SIKTY YEARS AFTER she set out for Palestine, Mia Lehmann got there with her friends from the Antifascist League. At last she could understand the vexing Palestinian problem with which the party had always sympathized. But she didn't really get to understand them, to listen to their troubles the way she did with everyone else, because the first Palestinian she and her friends found was throwing rocks at her bus. After the group of old-time Communists got back from Israel, they thought about what they had seen and they talked to Moti Lewy, the Israeli consul in Berlin. Israel was in peace negotiations at the time, and he explained that they might be willing to give up the Golan Heights. “No!” the antifascists muttered. They warned him not to give it up.
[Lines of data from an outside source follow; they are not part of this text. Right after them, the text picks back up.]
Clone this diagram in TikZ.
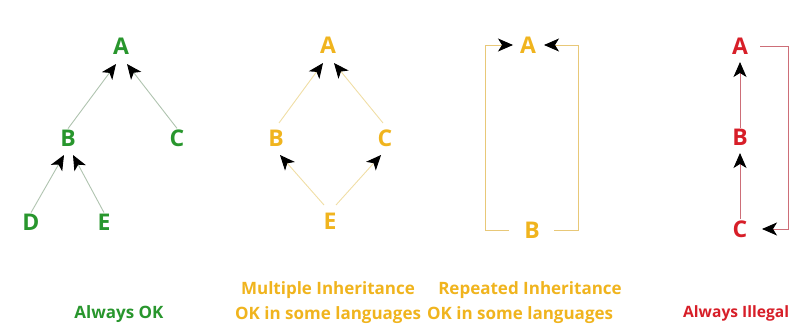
\documentclass[tikz,border=0pt]{standalone}
\usepackage{fontspec}
\setmainfont{Open Sans}
\usetikzlibrary{arrows.meta,calc}
\definecolor{tgreen}{RGB}{40,150,45}
\definecolor{torange}{RGB}{240,180,30}
\definecolor{tred}{RGB}{215,30,40}
\definecolor{lgreen}{RGB}{175,195,175}
\definecolor{lorange}{RGB}{240,222,165}
\definecolor{lorange2}{RGB}{232,200,120}
\definecolor{lred}{RGB}{205,110,120}
\tikzset{
  letter/.style={font=\fontsize{23}{23}\selectfont\bfseries, inner sep=1pt},
  caption/.style={font=\fontsize{17}{17}\selectfont\bfseries, inner sep=0pt},
  tip/.style={-{Stealth[length=15pt,width=13pt,inset=4pt,color=black]}},
  gline/.style={draw=lgreen, line width=0.9pt},
  oline/.style={draw=lorange, line width=0.9pt},
  bline/.style={draw=lorange2, line width=0.9pt},
  rline/.style={draw=lred, line width=0.9pt},
}
\begin{document}
\begin{tikzpicture}[x=1pt,y=-1pt]
\useasboundingbox (0,0) rectangle (797,329);
% ---- Always OK tree
\begin{scope}[every node/.style={letter, text=tgreen}]
\node (gA) at (121,46) {A};
\node (gB) at (68,138) {B};
\node (gC) at (177,138) {C};
\node (gD) at (31,222) {D};
\node (gE) at (104,222) {E};
\end{scope}
\draw[gline,tip] (gB.north) -- ($(gA)+(-5,18)$);
\draw[gline,tip] (gC.north) -- ($(gA)+(6,18)$);
\draw[gline,tip] (gD.north) -- ($(gB)+(-4,17)$);
\draw[gline,tip] (gE.north) -- ($(gB)+(5,17)$);
% ---- Multiple inheritance
\begin{scope}[every node/.style={letter, text=torange}]
\node (mA) at (328,45) {A};
\node (mB) at (276,138) {B};
\node (mC) at (385,138) {C};
\node (mE) at (330,221) {E};
\end{scope}
\draw[oline,tip] ($(mB)+(3,-15)$) -- ($(mA)+(-5,18)$);
\draw[oline,tip] ($(mC)+(-2,-15)$) -- ($(mA)+(6,18)$);
\draw[oline,tip] ($(mE)+(-6,-16)$) -- ($(mB)+(4,17)$);
\draw[oline,tip] ($(mE)+(6,-16)$) -- ($(mC)+(-4,17)$);
% ---- Repeated inheritance
\begin{scope}[every node/.style={letter, text=torange}]
\node (rA) at (528,45) {A};
\node (rB) at (532,230) {B};
\end{scope}
\draw[bline,tip] ([xshift=-23]rB.center) -- ++(-24,0) |- ([xshift=-15]rA.center);
\draw[bline,tip] ([xshift=22]rB.center) -- ++(24,0) |- ([xshift=16]rA.center);
% ---- Always illegal
\begin{scope}[every node/.style={letter, text=tred}]
\node (xA) at (740,46) {A};
\node (xB) at (740,137) {B};
\node (xC) at (740,229) {C};
\end{scope}
\draw[rline,tip] (xB.north) -- ($(xA)+(0,16)$);
\draw[rline,tip] (xC.north) -- ($(xB)+(0,16)$);
\draw[rline,tip] ([xshift=20]xA.center) -- ++(28,0) |- ([xshift=22]xC.center);
% ---- captions
\node[caption, text=tgreen] (capOK) at (119,314) {Always OK};
\node[caption, text=torange] (capM1) at (328,290) {Multiple Inheritance};
\node[caption, text=torange, anchor=west] (capM2) at (235,315) {OK in some languages};
\node[caption, text=torange] (capR1) at (530,290) {Repeated Inheritance};
\node[caption, text=torange, anchor=west, fill=white, inner xsep=1pt] (capR2) at (426,315) {OK in some languages};
\node[caption, text=tred, anchor=west, font=\fontsize{15.6}{16}\selectfont\bfseries] (capX) at (683,313) {Always Illegal};
\end{tikzpicture}
\end{document}
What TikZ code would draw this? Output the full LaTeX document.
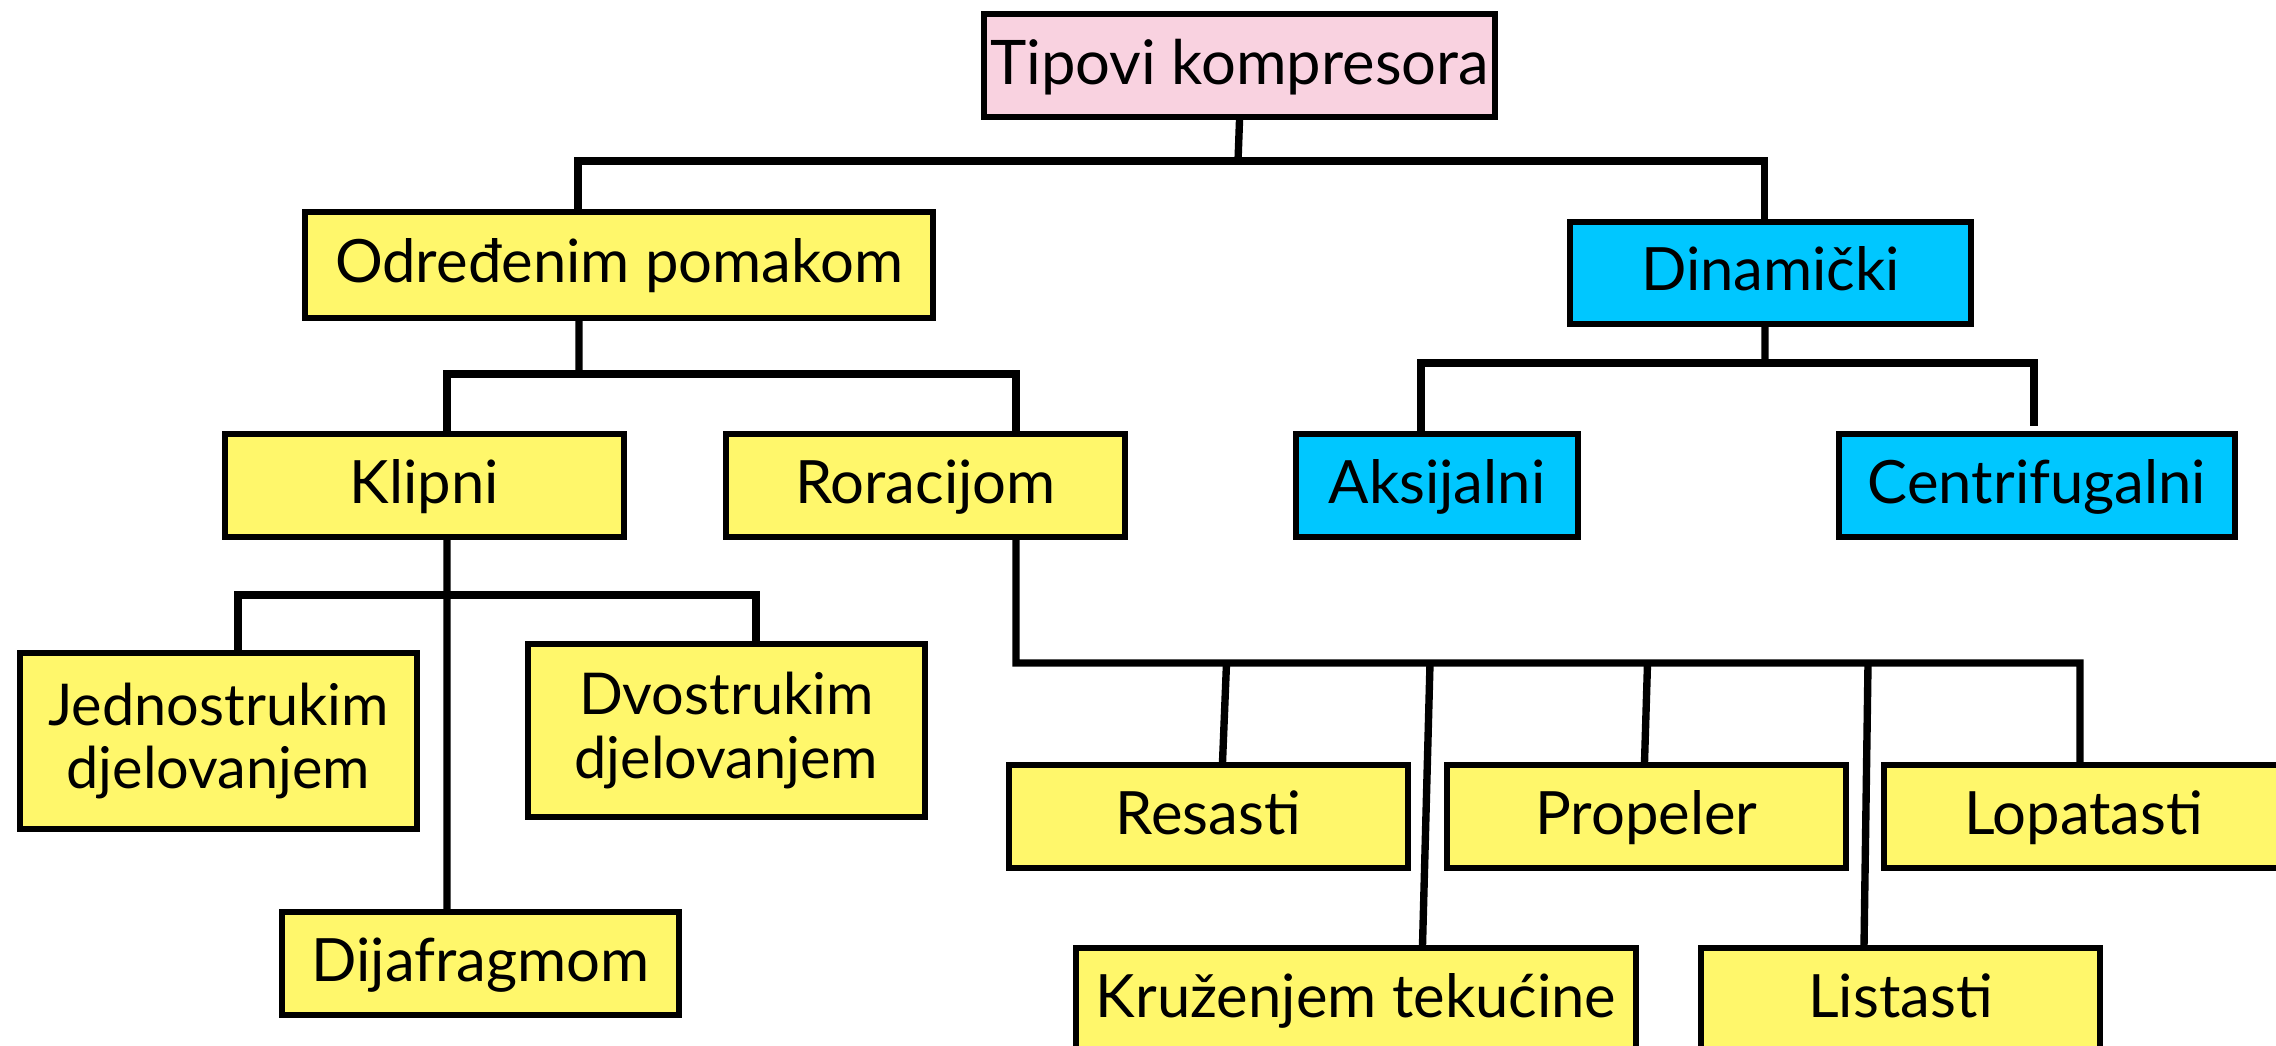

To Mia Lehmann, living in the reunified Germany was living in West Germany. “I don't like it now, and I didn't like it before. I came back to have a different Germany, not a Germany like this.” But she was not despairing. She was too busy. There were two million unemployed East Germans with whom she could talk and give sympathy. And she was collecting money to send milk to Cuba, where children were going hungry because of the U.S. embargo.
“I am always an optimist,” she said. “And I think there are enough people who don't like it. The way it is now, this country has no future. You see. The way people are so rich and other people are so poor. It can't go on forever.” She smiled cheerfully, as though she had not lived through most of this fast-paced and terrible century that had been her life.